Finding the Main Idea: The Topic Sentence Detective
Sometimes the main idea is stated directly, usually in the first or last sentence. Let's look at this paragraph from a real article about dogs:
"Golden retrievers make excellent family pets. They are gentle with children and rarely bite or snap. These dogs love to play fetch and swim with kids for hours. Golden retrievers are also easy to train because they want to please their owners."
Main idea: Golden retrievers make excellent family pets.

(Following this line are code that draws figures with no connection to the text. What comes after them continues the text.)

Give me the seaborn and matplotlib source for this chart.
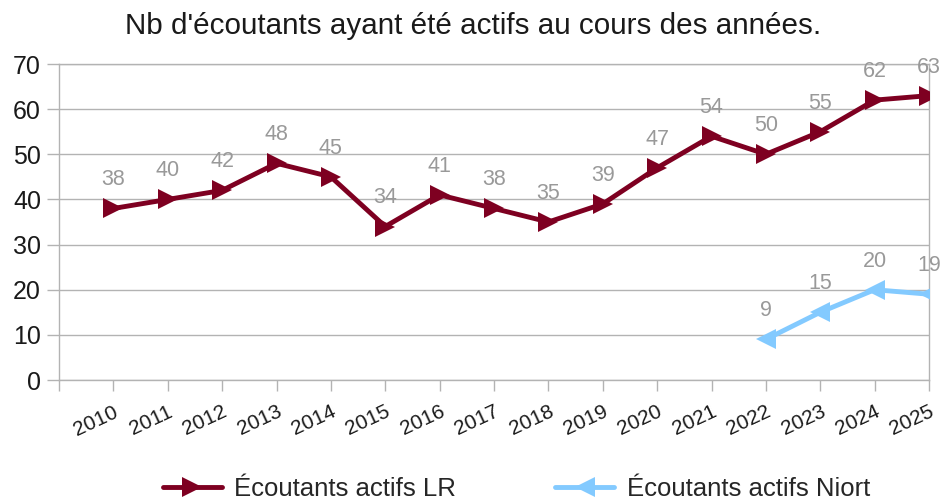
import matplotlib
matplotlib.use('Agg')
import matplotlib.pyplot as plt
import pandas as pd
import numpy as np
import seaborn as sns

years = [str(y) for y in range(2010, 2026)]
lr_values = [38, 40, 42, 48, 45, 34, 41, 38, 35, 39, 47, 54, 50, 55, 62, 63]
niort_values = [np.nan] * 12 + [9, 15, 20, 19]
series_names = ["Écoutants actifs LR", "Écoutants actifs Niort"]
title = "Nb d'écoutants ayant été actifs au cours des années."

sns.set_theme(style='white')
plt.rcParams['font.family'] = ['Liberation Sans', 'DejaVu Sans']

W, H = 946, 499
fig = plt.figure(figsize=(W / 100, H / 100), dpi=100)
left, right, top, bottom = 59, 929, 64, 380
ax = fig.add_axes([left / W, 1 - bottom / H, (right - left) / W, (bottom - top) / H])

df = pd.DataFrame({'idx': np.arange(len(years)), 'LR': lr_values, 'Niort': niort_values})

c_lr = '#7E0021'
c_ni = '#83CAFF'
sns.lineplot(data=df, x='idx', y='LR', ax=ax, color=c_lr, lw=3.5, marker='>',
             markersize=15, markeredgewidth=0, label=series_names[0], zorder=3)
sns.lineplot(data=df.dropna(), x='idx', y='Niort', ax=ax, color=c_ni, lw=3.5, marker='<',
             markersize=15, markeredgewidth=0, label=series_names[1], zorder=3)

for col in ['LR', 'Niort']:
    for i, v in zip(df['idx'], df[col]):
        if pd.notna(v):
            ax.annotate(f"{int(v)}", (i, v), xytext=(0, 13), textcoords='offset points',
                        ha='center', va='bottom', color='#999999', fontsize=15.5, zorder=4)

ax.set_xlim(-1, 15)
ax.set_ylim(0, 70)
ax.set_yticks(range(0, 71, 10))
ax.set_xticks(range(-1, 16))
ax.set_xticklabels([''] + years, rotation=25, ha='right', rotation_mode='anchor', fontsize=15)
ax.tick_params(axis='y', labelsize=18, length=9, color='#b3b3b3', width=1, pad=4, left=True)
ax.tick_params(axis='x', length=8, color='#b3b3b3', width=1, pad=8, bottom=True)
ax.grid(axis='y', color='#b3b3b3', lw=1)
ax.grid(axis='x', visible=False)
for s in ax.spines.values():
    s.set_color('#b3b3b3')
    s.set_linewidth(1)
ax.set_xlabel('')
ax.set_ylabel('')
for lbl in ax.get_yticklabels() + ax.get_xticklabels():
    lbl.set_color('#1a1a1a')

ax.get_legend().remove()
handles, labels = ax.get_legend_handles_labels()
fig.legend(handles, labels, loc='lower center', bbox_to_anchor=(0.546, -0.05), ncol=2,
           frameon=False, fontsize=18.5, columnspacing=3.85, handlelength=2.3, handletextpad=0.5)

fig.text(0.5, 0.948, title, ha='center', va='center', fontsize=21.3, color='#1a1a1a')

fig.savefig('out.png', dpi=100)
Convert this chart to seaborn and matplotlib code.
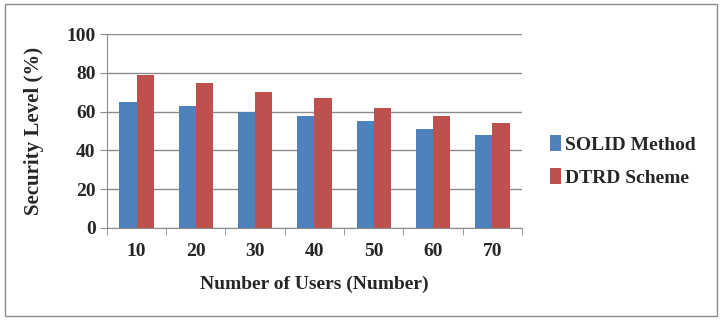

Supporting details: gentle with children, love to play, easy to train
But sometimes the main idea is hidden — you have to be a detective and figure it out from the clues (supporting details). If a paragraph talks about melting ice caps, rising sea levels, and stronger hurricanes, what's the implied main idea? Climate change is affecting our planet.
🔍 The Detail Test
Here's the secret: supporting details should always prove or explain the main idea. If a detail doesn't connect, it doesn't belong!
Main idea: "Skateboarding requires skill and practice."
Good detail: "Professional skaters practice 6 hours daily."
Bad detail: "Tony Hawk has brown hair." (So what? That doesn't prove skateboarding needs skill!)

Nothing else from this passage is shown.